Hopes that Israel and Hamas would be able to negotiate a fresh truce to stem the bloodshed in Gaza were dashed on Friday after the Palestinian group did not produce a new list of hostages it is willing to release.
The families of hostages still being held in Gaza on Friday said the end of a truce that saw 80 kidnapped Israelis freed was a ‘very hard blow’ to bear.
Under an agreement between Hamas and Israel, the hostages were being released at a rate of 10 each day, forcing the families to endure an agonising waiting game.

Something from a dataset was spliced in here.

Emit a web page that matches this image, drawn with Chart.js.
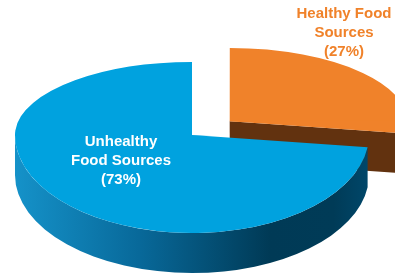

But as the pause in the conflict ended early this morning, there was bitter disappointment for the families of those still not freed. This disappointment quickly turned to despair and fear as the IDF restarted its brutal bombing campaign of Hamas targets up and down the Gaza Strip.
‘We saw a chance for people to come out, be reunited with their families and resume their old lives,’ said Ilan Zharia, the uncle of 20-year-old Eden Yerushalmi, one of the women not to have been released.
His niece and other young women detainees had been ‘very close to being freed’, he said, speaking at an event in Tel Aviv organised by the Hostage Families Forum.
Instead the resumption of hostilities has quickly brought about fresh bloodshed – Gazan health authorities this afternoon reported 109 Palestinians had been killed in a matter of hours since the end of the peace deal early this morning.
The bleak fate faced by those living in Gaza was put into perspective by former RAF Air Vice-Marshal Sean Bell, who told Sky News up to 75,000 Gazans could be killed before Israel is able to defeat Hamas.
Civilians wait in front of a partially collapsed, still operational bakery in Nuseirat refugee camp in Deir al Balah, Gaza, on November 4, 2023
During the truce, which began one week ago, Hamas and other militants in Gaza released more than 100 hostages, most of them Israelis, in return for 240 Palestinians freed from prisons in Israel. Virtually all of those freed were women and children.
A total of 81 Israelis, including dual nationals, were freed during the truce. Another 24 hostages – 23 Thais and one Filipino – were also released, including several men.
The 240 Palestinians released were mostly teenagers accused of throwing stones and firebombs during confrontations with Israeli forces. Several were women who were convicted by military courts of attempting to attack soldiers.